ABSTRACT

This chapter explores one dimension of how colonialism contributed to environmental violence through an epistemic shift, in an age called the Anthropocene (the current geological age, during which human activity notably has the most profound effect on climate and the environment). It argues that the Anthropocene thrived on epistemic shift often unaccounted for in environmentalism and colonial history. By epistemic shift, I mean the ways in which indigenous human–environment kinship was severed and altered during British colonialism in Africa.
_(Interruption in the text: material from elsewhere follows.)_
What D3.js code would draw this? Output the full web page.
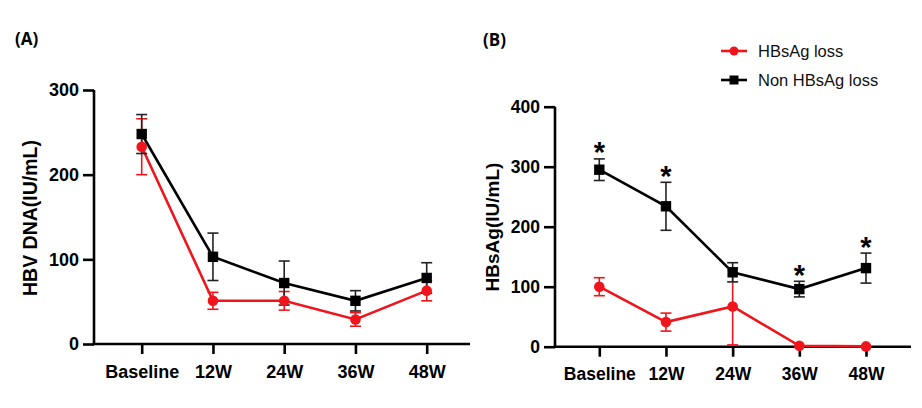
<!DOCTYPE html>
<html>
<head>
<meta charset="utf-8">
<script src="https://cdn.jsdelivr.net/npm/d3@7"></script>
<style>
  html, body { margin: 0; padding: 0; background: #fff; }
  svg { display: block; }
  text { font-family: "Liberation Sans", Arial, sans-serif; }
</style>
</head>
<body>
<svg id="chart" width="922" height="408"></svg>
<script>
// ---- data ----
const categories = ["Baseline", "12W", "24W", "36W", "48W"];

// Panel A: HBV DNA (IU/mL)
const dnaLossMean = [233, 51, 51, 29, 63];
const dnaLossErr  = [33, 10, 11, 8, 12];
const dnaNonMean  = [248, 103, 72, 51, 78];
const dnaNonErr   = [23, 28, 26, 12, 18];

// Panel B: HBsAg (IU/mL)
const agLossMean = [100, 41, 67, 1.5, 0.5];
const agLossErr  = [15, 15, 64, 0, 0];
const agNonMean  = [295, 234, 124, 96, 131];
const agNonErr   = [18, 40, 16, 13, 25];
const agStars    = [true, true, false, true, true];

const yTicksA = [0, 100, 200, 300];
const yTicksB = [0, 100, 200, 300, 400];

const seriesNames = ["HBsAg loss", "Non HBsAg loss"];
const RED = "#f0141c";
const BLACK = "#000000";

const svg = d3.select("#chart");

function panel(cfg) {
  const g = svg.append("g");
  const x = d3.scalePoint().domain(categories).range(cfg.xRange);
  const y = d3.scaleLinear().domain(cfg.yDomain).range(cfg.yRange);

  // y axis
  const yAxis = d3.axisLeft(y).tickValues(cfg.yTicks).tickSize(11).tickPadding(4).tickFormat(d3.format("d"));
  const ya = g.append("g").attr("transform", `translate(${cfg.axisX},0)`).call(yAxis);
  ya.select(".domain").attr("stroke", "#000").attr("stroke-width", 2.6)
    .attr("d", `M0,${cfg.yRange[1]}V${cfg.yRange[0]}`);
  ya.selectAll(".tick line").attr("stroke", "#000").attr("stroke-width", 2.6);
  ya.selectAll(".tick text").attr("fill", "#000").style("font-size", cfg.tickFont + "px")
    .style("font-weight", "bold");

  // x axis
  const xAxis = d3.axisBottom(x).tickSize(10).tickPadding(11);
  const xa = g.append("g").attr("transform", `translate(0,${cfg.yRange[0]})`).call(xAxis);
  xa.select(".domain").attr("stroke", "#000").attr("stroke-width", 2.6)
    .attr("d", `M${cfg.axisX - 1.3},0H${cfg.xAxisEnd}`);
  xa.selectAll(".tick line").attr("stroke", "#000").attr("stroke-width", 2.6);
  xa.selectAll(".tick text").attr("fill", "#000").style("font-size", cfg.xFont + "px")
    .style("font-weight", "bold");

  // y title
  g.append("text")
    .attr("transform", `translate(${cfg.titleX},${cfg.titleY}) rotate(-90)`)
    .attr("text-anchor", "middle").attr("dy", "0.35em")
    .style("font-size", cfg.titleFont + "px").style("font-weight", "bold")
    .text(cfg.title);

  // panel label
  g.append("text").attr("x", cfg.labelX).attr("y", cfg.labelY)
    .style("font-family", "'Open Sans', 'Noto Sans', sans-serif")
    .style("font-size", "17px").style("font-weight", "bold").text(cfg.label);

  const series = [
    { mean: cfg.nonMean, err: cfg.nonErr, color: BLACK, barColor: "#222" },
    { mean: cfg.lossMean, err: cfg.lossErr, color: RED, barColor: RED }
  ];
  const line = d3.line().x((d, i) => x(categories[i])).y(d => y(d));

  // lines
  series.forEach(s => {
    g.append("path").datum(s.mean).attr("d", line).attr("fill", "none")
      .attr("stroke", s.color).attr("stroke-width", 2.6);
  });
  // error bars (red first, black over)
  [series[1], series[0]].forEach(s => {
    const eb = g.append("g").attr("stroke", s.barColor).attr("stroke-width", 1.6);
    s.mean.forEach((m, i) => {
      const e = s.err[i];
      if (!e) return;
      const cx = x(categories[i]);
      const y1 = y(m + e), y0 = y(Math.max(0, m - e));
      eb.append("line").attr("x1", cx).attr("x2", cx).attr("y1", y1).attr("y2", y0);
      eb.append("line").attr("x1", cx - 5.5).attr("x2", cx + 5.5).attr("y1", y1).attr("y2", y1);
      eb.append("line").attr("x1", cx - 5.5).attr("x2", cx + 5.5).attr("y1", y0).attr("y2", y0);
    });
  });
  // markers: red circles then black squares
  g.append("g").selectAll("circle").data(cfg.lossMean).join("circle")
    .attr("cx", (d, i) => x(categories[i])).attr("cy", d => y(d)).attr("r", 5.3).attr("fill", RED);
  g.append("g").selectAll("rect").data(cfg.nonMean).join("rect")
    .attr("x", (d, i) => x(categories[i]) - 5.2).attr("y", d => y(d) - 5.2)
    .attr("width", 10.4).attr("height", 10.4).attr("fill", BLACK);

  // significance stars
  if (cfg.stars) {
    const starData = categories.map((c, i) => ({ c, top: cfg.nonMean[i] + cfg.nonErr[i], on: cfg.stars[i] }))
      .filter(d => d.on);
    g.append("g").selectAll("text").data(starData).join("text")
      .attr("x", d => x(d.c))
      .attr("y", d => y(d.top) + 3.5)
      .attr("text-anchor", "middle")
      .style("font-size", "29px").style("font-weight", "bold")
      .text("*");
  }
  return { x, y };
}

panel({
  xRange: [141.7, 426.7], yDomain: [0, 300], yRange: [344, 90],
  axisX: 94, xAxisEnd: 470, yTicks: yTicksA,
  tickFont: 18, xFont: 18, titleFont: 19.5,
  title: "HBV DNA(IU/mL)", titleX: 30, titleY: 218,
  label: "(A)", labelX: 15, labelY: 45,
  lossMean: dnaLossMean, lossErr: dnaLossErr, nonMean: dnaNonMean, nonErr: dnaNonErr
});

panel({
  xRange: [599.3, 866], yDomain: [0, 400], yRange: [346.7, 106.7],
  axisX: 555, xAxisEnd: 911, yTicks: yTicksB,
  tickFont: 17.5, xFont: 17.5, titleFont: 19,
  title: "HBsAg(IU/mL)", titleX: 492, titleY: 227,
  label: "(B)", labelX: 483, labelY: 46,
  lossMean: agLossMean, lossErr: agLossErr, nonMean: agNonMean, nonErr: agNonErr,
  stars: agStars
});

// legend
const legend = svg.append("g");
const legendY = [51, 80];
const legendColors = [RED, BLACK];
seriesNames.forEach((name, i) => {
  const gy = legendY[i];
  legend.append("line").attr("x1", 721).attr("x2", 747).attr("y1", gy).attr("y2", gy)
    .attr("stroke", legendColors[i]).attr("stroke-width", 2.6);
  if (i === 0) {
    legend.append("circle").attr("cx", 734).attr("cy", gy).attr("r", 4.5).attr("fill", RED);
  } else {
    legend.append("rect").attr("x", 734 - 4.5).attr("y", gy - 4.5).attr("width", 9).attr("height", 9).attr("fill", BLACK);
  }
  legend.append("text").attr("x", 758).attr("y", gy).attr("dy", "0.35em")
    .style("font-size", "16.5px").attr("fill", "#111").text(name);
});
</script>
</body>
</html>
Focusing on autonomous indigenous groups in southwestern Nigeria who shared similar cultures, as they faced colonial domination in the 19th century, this chapter investigates how “Yoruba” emerged as a political identity that colonial authorities used to shift the epistemic and ontological premise of indigenous human–environment kinship. Colonial authorities employed this “Yoruba” to manufacture and consolidate land tenure systems, treaties, and ordinances. These colonial tools in turn facilitated colonial capitalist extractions and legalise the severance and erasure of indigenous human–environment kinship. I identify this erasure using the case study of changing relations with land and palm oil. By identifying changing human–environment kinship in colonial Southwestern Nigeria as a key element of contemporary environmental violence, I indict colonialism and centre Africa in the dialogue on the Anthropocene.